他分野の本の読み方について, なにがしかの発言ができる能力はないので, 以下では, 初学者が数学の本を読む時に心がけて欲しいことを列挙しました3. 数学の勉強においては, まず, 専門書(教科書・参考書)を自分で精読するくせをつけて下さい. それでわからなければ, 教員に質問して下さい.

飛ばし読みをしない
(この講義のテキストもそうですが)多くの数学の本は, 無駄話をほとんど書いていません. 国語の授業等である「内容を要約する」などの行為は, 全く意味を持ちません. 「要約した内容」で意図が全部伝わるなら, 初めからそれだけを書きます. また, 日本語の本の場合, 自らの日本語の読解力を疑問視しながら読んで下さい. 日本に生まれ育った人でも, 日本語がきちんとできている人はそれほど多くありません 4.

記号・専門用語になれる
最初は, 新たな記号や専門用語が多く出てきますが, それは, 誤解を与えないための配慮です. 数学の専門書では, 読者が誤読しないように最大限の配慮をします. 専門用語は, (分野が異なれば別の意味になる単語もありますし, 日常語とは意味がずれることもありますが) その分野に於いては, 意味を狭く限定することによって誤解が生じないようにするためにあります. 記号, 専門用語, その分野特有の言い回しに慣れるようにして下さい.

論理的に納得をする
「理解する」という言葉には, 大きく分けて「感情的に共感する」という意味と「論理的に納得する」 という 2つの意味があるように思います. 専門書において前者を目標に書かれることは, 全くありません. すべて, 後者を目標にして書かれていることを頭に入れておいて下さい.

論理的な言い回しに慣れる
上の 2つのことの繰り返しですが, 例えば, 「正 3角形は 2等辺 3角形である」,「正方形はひし形である」, 「単項式は多項式である」など日本語としては変に感じる文章も, 数学的(集合論的)には正しい文章です. このような言い回しに慣れてください. 小学生にこのようなことを言うと混乱の元になりますが, 大学では 普通に使われる言葉遣いですし, このようなことを正確に理解する理解力が求められます.

行間を埋める
数学の本には, すべて行間があります. それは, したり顔の人が言う「筆者の言外の意図 5」の ようなものではなく, 簡単な論理の連鎖や計算の途中式です. 本を読む時には, 筆記用具を用意して, これらを埋めながら読まないと, 理解できません. 行間がある理由は, 行間をすべて無くした ような本は, 分量が多くなりすぎ, こんどはその分量が読むための (あるいは, 出版の)障害となるからです.

間違いを修正する
高校までの教科書と違い, 専門書には基本的に, 誤植も込めて「間違い」があります. 人間はどうしてもミスをするものであり, 高校の教科書は, それを手間をかけて修正しています. 専門書の出版でも その手間はある程度かけられていますが, 高校の教科書から比べると少なく, どうしても間違いが入ります. それらは修正しながら読みます. 数学以外の分野でもそうですが,「本に書いてあるから正しい」は成立しません. むしろ, 数学の専門書は「確実な内容」の割合が最も高い本です.

解っていないことを確認しながら読む
専門書を読んでいると, どうしても わからない部分が出て来ることがあります. そのときには, 一旦その部分の理解を 保留して, 先に進むことも考えて下さい. ただし, その部分を理解できていない ということは, 常に確認しておいて下さい. もしかしたら, 上に挙げた 著者のミスによる間違いかも知れません.

練習問題を自分で解く
教科書などでは練習問題があると思いますが, それを自力で解くように頑張って下さい. 最初は大変でしょうが, これをすることによって, より理解が深まります. わからなければ, 教員に質問に行って下さい.

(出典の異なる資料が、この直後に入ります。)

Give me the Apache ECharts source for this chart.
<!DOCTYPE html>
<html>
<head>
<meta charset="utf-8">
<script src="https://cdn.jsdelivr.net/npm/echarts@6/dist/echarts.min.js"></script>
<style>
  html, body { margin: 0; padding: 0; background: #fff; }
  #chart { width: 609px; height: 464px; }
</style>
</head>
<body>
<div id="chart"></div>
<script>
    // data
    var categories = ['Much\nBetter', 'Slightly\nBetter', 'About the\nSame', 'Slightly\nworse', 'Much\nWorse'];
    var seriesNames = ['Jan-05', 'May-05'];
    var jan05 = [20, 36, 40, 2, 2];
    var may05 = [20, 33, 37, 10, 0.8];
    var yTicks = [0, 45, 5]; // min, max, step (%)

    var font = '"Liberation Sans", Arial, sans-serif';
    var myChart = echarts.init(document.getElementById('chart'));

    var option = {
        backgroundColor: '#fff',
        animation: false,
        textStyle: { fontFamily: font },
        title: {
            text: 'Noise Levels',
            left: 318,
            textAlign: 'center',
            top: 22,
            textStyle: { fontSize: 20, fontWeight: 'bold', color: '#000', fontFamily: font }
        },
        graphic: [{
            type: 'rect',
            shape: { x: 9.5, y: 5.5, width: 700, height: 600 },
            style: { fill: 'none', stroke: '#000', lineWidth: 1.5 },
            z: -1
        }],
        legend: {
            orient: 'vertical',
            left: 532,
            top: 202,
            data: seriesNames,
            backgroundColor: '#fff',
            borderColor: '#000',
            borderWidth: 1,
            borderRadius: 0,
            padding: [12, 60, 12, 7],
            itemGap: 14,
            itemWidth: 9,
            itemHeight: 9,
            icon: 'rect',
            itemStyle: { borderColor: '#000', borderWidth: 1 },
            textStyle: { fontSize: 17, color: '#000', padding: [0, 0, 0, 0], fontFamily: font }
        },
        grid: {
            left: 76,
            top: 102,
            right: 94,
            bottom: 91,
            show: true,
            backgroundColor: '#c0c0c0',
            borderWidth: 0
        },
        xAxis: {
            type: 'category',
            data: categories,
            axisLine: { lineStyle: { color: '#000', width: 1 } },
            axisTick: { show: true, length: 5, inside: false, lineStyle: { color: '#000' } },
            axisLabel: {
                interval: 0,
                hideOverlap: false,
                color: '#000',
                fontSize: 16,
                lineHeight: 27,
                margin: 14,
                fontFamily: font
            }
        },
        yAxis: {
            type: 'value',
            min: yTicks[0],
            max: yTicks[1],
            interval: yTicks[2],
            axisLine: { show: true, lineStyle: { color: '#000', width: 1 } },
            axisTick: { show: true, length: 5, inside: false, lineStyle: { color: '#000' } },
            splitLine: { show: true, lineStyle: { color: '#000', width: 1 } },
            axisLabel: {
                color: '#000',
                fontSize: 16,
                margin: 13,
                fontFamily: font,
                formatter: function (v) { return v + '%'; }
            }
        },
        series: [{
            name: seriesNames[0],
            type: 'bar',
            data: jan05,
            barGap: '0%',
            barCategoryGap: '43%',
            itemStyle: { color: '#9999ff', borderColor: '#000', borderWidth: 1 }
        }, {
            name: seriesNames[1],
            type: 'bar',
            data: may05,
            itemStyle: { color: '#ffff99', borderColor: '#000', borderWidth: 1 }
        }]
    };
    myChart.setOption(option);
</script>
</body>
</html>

余程の才能がない限り, 数学の勉強において「No pain, No gain」は成立します. 皆さんの入試の成績を見ますと, すごい才能のある人がおられるようには思えません. これから, 4年間数学をやる事になったわけですが, それなりの苦労は覚悟して下さい. それから「努力することだけ」を評価する風潮が, 教育業界を中心に多く見られますが, そろそろ「結果も求められるようになる」ことも理解しておいて下さい 6.